Thursday, April 13, 2006




[leah beeferman]

come take a look at Leah Beeferman's gowanus,
"a map of history, fact & fantasy" about the gowanus canal neighborhood in brooklyn.

it’s a lovely map, full of cool details, her site has a larger, downloaded version that you can print out and imagine the place with. “Washington Park, formerly located at roughly 3rd Ave, between 1st and 3rd Streets, was the home of the Brooklyn Dodgers (then called the Superbas) from 1898 – 1912, the Dodgers then moved to their famous next stadium, Ebbets Field, before relocating to Los Angeles. All that remains of Washington Park is the wall, which – although it has been painted over – still stands along 3rd Avenue.”

this map feels like a many things at one time - a sketchbook, an afternoon of coffee and wandering around with a friend, and visual/anecdotal history of a place, it feels, you know, real...


[sam flores]

there are so many layers to a place, hard and soft layers, who lived here, what used to be here, things come in, things vanish without a trace, all the time, you really have to literally read the sidewalk to learn about a place’s history – different textures, for example, indicate the original size of a street, give clues about what kind of place a neighborhood once was.

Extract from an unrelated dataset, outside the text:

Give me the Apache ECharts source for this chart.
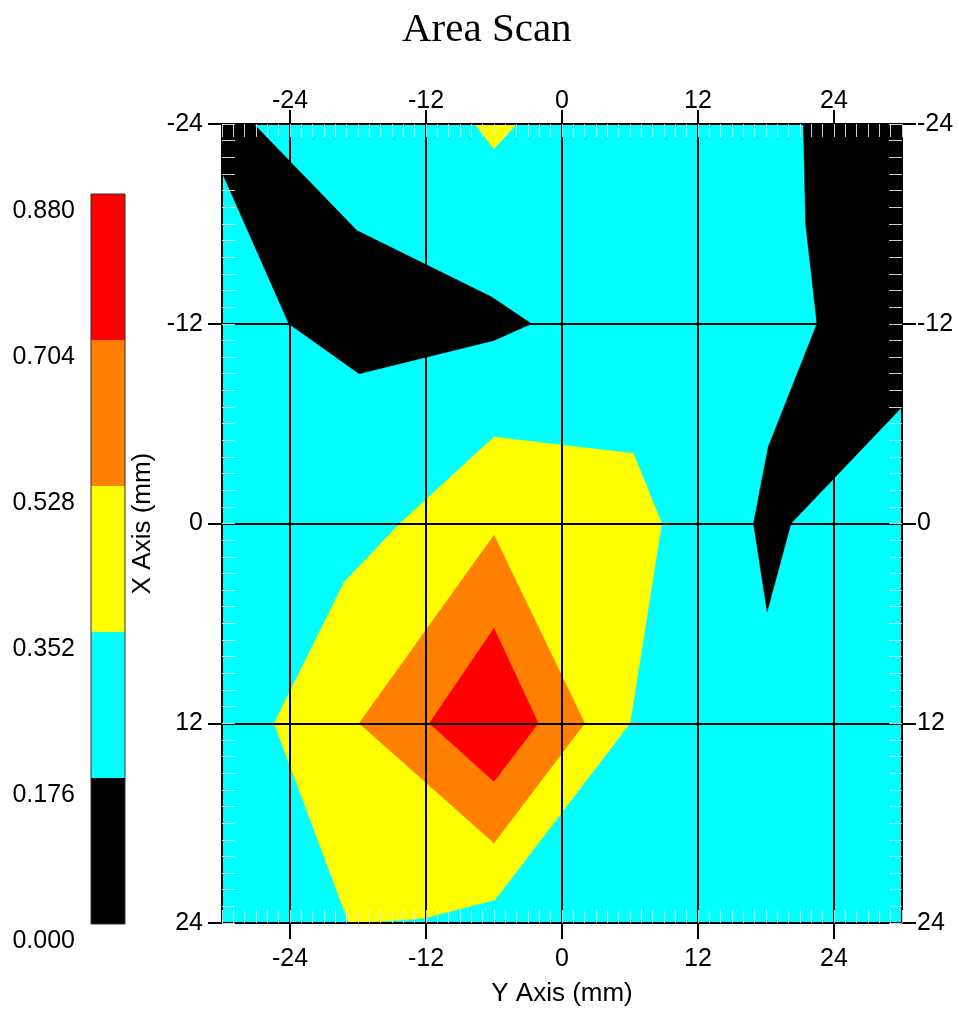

and the softness a city, not buildings nor bones but the spaces in between, the morsels made for us, living in rhythm, losing our breaths. between the stanzas of telephone lines... a calligraphy of pigeons swirling above us in fading ink, the breakbeats of the marketplace, earrings, beads, and butchers, twinkling and cleaving in synch, the ghost stories we hear about... “that blue building, with the balconies, they say it’s haunted, you know... think about it... why else would there be a temple nearby?” and, of course, under all this, concrete, gravel, piping, electrical lines, and deeper still, infill. all of this was water once.